The Newspaper of the Catholic Archdiocese of Atlanta


By LORRAINE V. MURRAY, Commentary | Published February 16, 2012

Since childhood, I’ve been trying to “get Lent right.” As a chubby child who was always on a diet, Lent struck me as another in a long list of no-no’s when it came to the treats I dearly craved.

As an adult, I’ve become very familiar with some typical approaches to Lent, which unfortunately tend to fail miserably. The reason I know them so well is simple enough: I’ve tried them all! And as Ash Wednesday approaches, I’m making a note to self: “Avoid these traps!”

Ava the A student: She promises to attend daily Mass, skip breakfast, give up chocolates and go to adoration three times a week. Ava’s laundry list also includes morning and night prayers, and attending all the Stations of the Cross. By week two, poor Ava is falling behind and feeling wretchedly guilty. She secretly regrets having signed up for so much, but she pictures God as an angry and demanding school teacher, eager to mark her Lenten report card with a big fat F.

Penelope the Philosopher: She vows to give up sweets and then spends most of Lent engaged in a legal battle with her conscience as she desperately tries to define her terms. Brownies and ice cream are obvious, but does a latte with whipped cream count? What about a muffin blanketed with a thick layer of cream-cheese frosting? If you have it for breakfast, it can’t be dessert, right? Poor Penelope sees God as a grim judge in the sky, poised to hurl his gavel at her if she makes the wrong move.

Bob the Braggart: All during Lent, Bob drops numerous hints, far and wide, about all the sacrifices he is making. All his friends are well aware that he is attending daily Mass and forgoing breakfast on Fridays. Problem is, Bob sees Lent as a competitive sport—and as he jumps over each hurdle his pride grows ever stronger. Bob pictures God as a demanding and forbidding coach whom he must impress.

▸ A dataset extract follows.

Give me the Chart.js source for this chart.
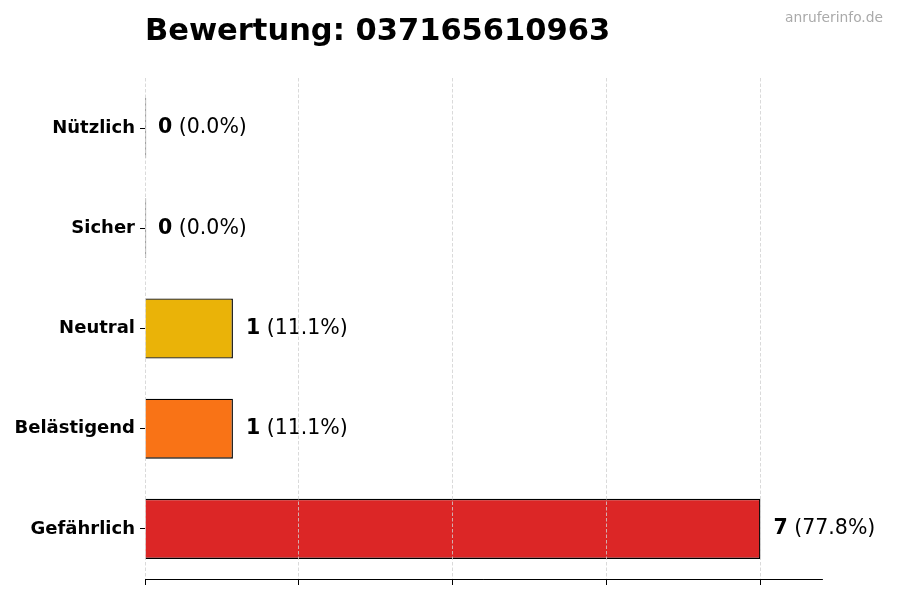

Wanda the Worrier: It’s halfway through Lent and poor Wanda still hasn’t decided what sacrifice to make because she fears “doing Lent wrong.” Like Ava, Wanda pictures God as foreboding and demanding—and eager to give her a bad grade if she doesn’t meet his harsh and unrelenting standards.

Patty the Pragmatist: Patty has been hoping to lose enough weight to fit into that awesome outfit she purchased a few months ago—and Lent seems the perfect time to achieve this goal. So she gives up sweets and between-meal snacks, and on Easter Sunday, sure enough, she looks simply stunning in her fancy dress. Poor Patty sees God as a personal trainer, always cracking the whip to get her in shape.

Charlie the Cheater: Charlie vows to give up drinking beer during Lent, and he does just fine when other people are around. But when he’s home alone, he figures it’s OK to sneak the occasional brew. Charlie thinks of God as a policeman poised to give out tickets for transgressions. He hopes God is so busy watching Ava, Penelope, Bob and the rest of the crew that he will overlook Charlie.

And finally, there is Stewart the Saint, who sidesteps all these traps. He asks a simple question at the start of Lent: How can I show Jesus how much I love him? How can I offer him little acts of love straight from the heart? He calls to mind Christ’s words in Matthew 25, where the Lord tells us that whatever we do for the hungry, the sick, the imprisoned—the “least of these”—we do for him.

So each day during Lent, Stewart does something—however small—to show his love for Christ by serving the “least of these.” One day he visits an elderly lady in the nursing home. Another day he skips going out for supper and gives that money to the poor. He also stops in the adoration chapel whenever he can just to spend a few moments with Christ. Each act is small and simple but done with a stunning dose of love.

This Lent, I pray to put aside the quibbling, the cheating, the dieting, the worrying and the striving for perfection—and follow the saint.

And if I fall down, as surely I will, I pray that I will do what a saint would do—which is run to the Lord for mercy and forgiveness.